Em 2025, disse ele, poderá não haver muito déficit de trabalhadores, "já que a demanda com certeza diminuirá".

'Você se sente livre'

O primeiro trabalho de Zhu foi parafusar diamantes falsos em relógios de pulso. Depois disso, trabalhou em outra fábrica, moldando caixas de lata para bolos da lua, um produto tradicional chinês.

Seus colegas contaram histórias horríveis sobre lesões no local de trabalho envolvendo folhas metálicas afiadas.

Percebendo que poderia evitar a vida que seu pai teve, ele desistiu.

Agora fazendo vendas e entregas, Zhu ganha pelo menos 10.000 iuans (US$ 1.421,04) por mês, dependendo de quantas horas ele trabalhar. É quase o dobro do que ganharia numa fábrica, embora parte da diferença vá para moradia, pois muitas fábricas têm seus próprios dormitórios.
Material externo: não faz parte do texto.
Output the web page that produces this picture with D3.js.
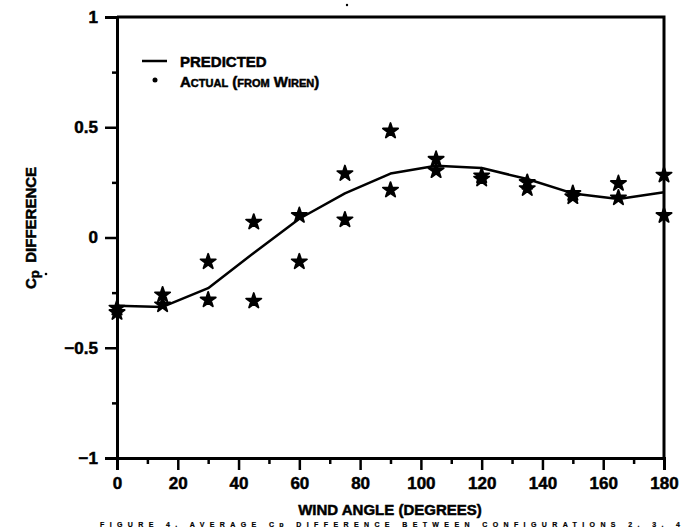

"É um trabalho árduo. É perigoso nas ruas movimentadas, com vento e chuva, mas para os mais jovens é muito melhor do que nas fábricas", disse Zhu. "Você se sente livre."

Xiaojing, 27, agora ganha de 5.000 a 6.000 iuans por mês como massagista em uma área nobre de Shenzhen, depois de trabalhar três anos numa fábrica de impressoras, onde ganhava 4.000 iuans por mês.

"Todos os meus amigos da minha idade deixaram a fábrica", disse ela, acrescentando que seria difícil fazê-la voltar.

"Se eles pagassem 8.000, mais as horas extras, seria ótimo."